Ci hanno provato stentatamente la Grecia, la Svizzera, il Portogallo, la Francia, Israele el’Italia; troppo poco per risollevare le sorti delle esibizioni proposte. Tutto si è disperatamente giocato su un palco bombardato di luci e fasci luminosi che non è chiaro se siano serviti a mettere in risalto i vari protagonisti o a coprirne la modestia. 

Occorre fare i complimenti alla scenografia per essersi inventata qualcosa che sostenesse l’assenza del tutto. Raggi colorati, flash, giochi di illuminazione hanno dato il massimo delle possibilità per offrire uno spettacolo che altrimenti non meriterebbe un istante di attenzione. 

Si deve seguire la moda, assecondarla secondo i gusti correnti. Sarà per questo che i cantanti sono diventati dei ginnasti coperti ora di tatuaggi ora di abiti che richiamano look stile lattex e similari. 

Siamo al solito davanti a balletti con amplessi simulati dove la sessualità stessa li ripudierebbe per lo squallore e la ripetitività della gestualità. Il titolo di una canzone, “Io arrivo” ha messo in chiaro lo spirito dell’evento per chi non avesse ben compreso il contesto della situazione.

E’ emersa una totale mancanza di fantasia, non una nota diversa rispetto al solito, non un guizzo d’arte che abbia un minimo di sostanza. Tutto si è giocato su acconciature stravaganti e improbabili dresscode buoni a scatenare un avvilimento che sarà difficile riporre facilmente nel cassetto. 

Sarebbe da chiedere ai performers saliti sul palco se veramente hanno il coraggio di ascriversi alla categoria del canto, se sono consapevoli della loro finitezza, parlare di modestia sarebbe già troppo. 

Difficilmente potrebbero reggere a stare sul palcoscenico senza il supporto di accorgimenti teatrali che nulla hanno a che vedere con uno spartito almeno decente.

Se la politica è lo specchio della società speriamo non lo sia anche il canto. L’Europa ha mostrato tutta la sua povertà e inconsistenza, nulla da esportare e nulla da trasmettere alle prossime generazioni.  Si era in attesa dell’Eurovision con tanto di fanfare ad annunciarne da giorni l’arrivo. Nulla di più vuoto e di sprecato.
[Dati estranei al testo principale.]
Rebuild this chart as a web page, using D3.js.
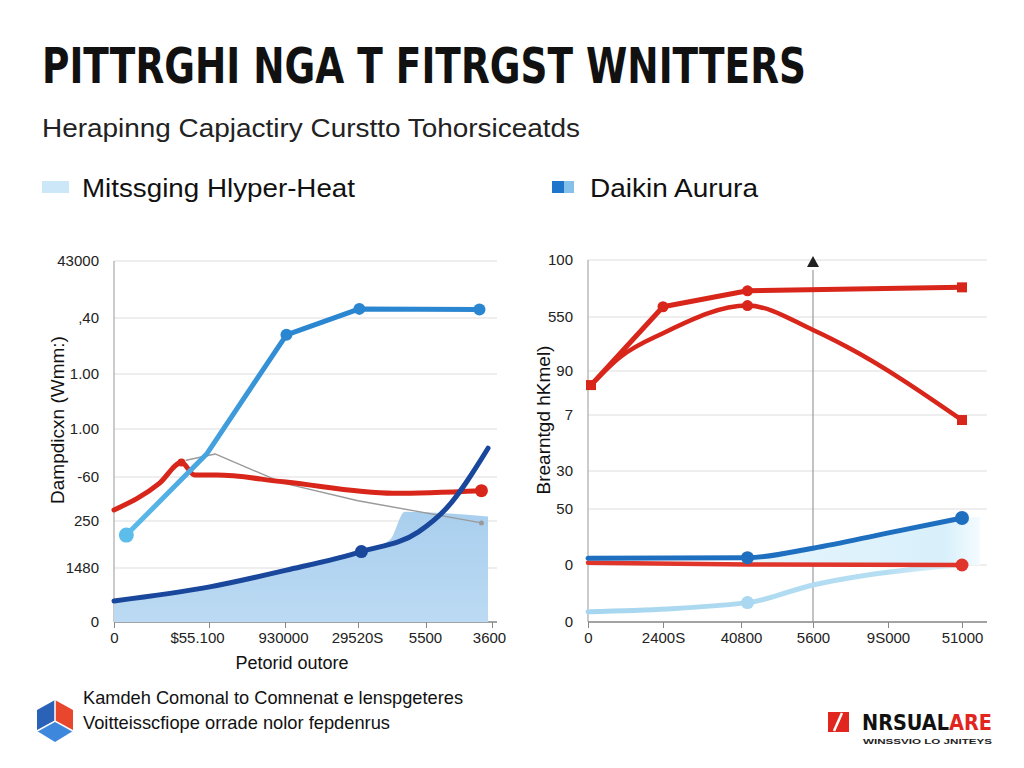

Il dramma trova tutta la sua plateale evidenza nell’esercito di giovani che hanno affollato la piazza dell’evento, entusiasti e contenti di farne parte. Non si vede un assembramento del genere per invocare la pace e la fine dei conflitti che stanno cannibalizzando un mondo forse ormai indigesto anche al Dio di ogni religione.

C’è solo una massa di giovani che esulta perché nessuno gli ha mai insegnato per cosa valga la pena scomodarsi, quand’è che veramente valga la pena battere le mani, quando può dirsi alla felicità di far parte giustificatamente della serata, quando le note hanno un ordine da apprezzare.

Nessuno che abbia il coraggio di mettere la faccia davanti al microfono con la sola propria voce e null’altro, senza scodinzolare il corpo in versi vari. Nessuno dei paesi europei che abbia l’ardire di parlare senza buttarla in caciara insieme a mille altre voci subito a precedere e seguire.

In una recentissima intervista Riccardo Muti ha ricordato che Sant’Agostino diceva come“cantare è proprio di chi ama” e quindi, potremmo aggiungere, non di chi ama il mercato e le tragiche tendenze del momento. 

Il Maestro ha anche citato il motto del Santo per cui “Bis orat qui cantat”, chi canta prega due volte. Completando il suo pensiero ha espresso la speranza di “insegnare a tutti i cori a cantare senza smorfie e languore», evidentemente anche loro contagiati dai tempi correnti.

A noi non resta quindi che pregare per una inversione di tendenza, di risparmiarci per il prossimo anno uno spettacolo del genere che è la triste conferma di una Comunità di anime vuote e non altro. L’arte di cui da sempre fu storicamente fattrice ha perso per ora la sua strada.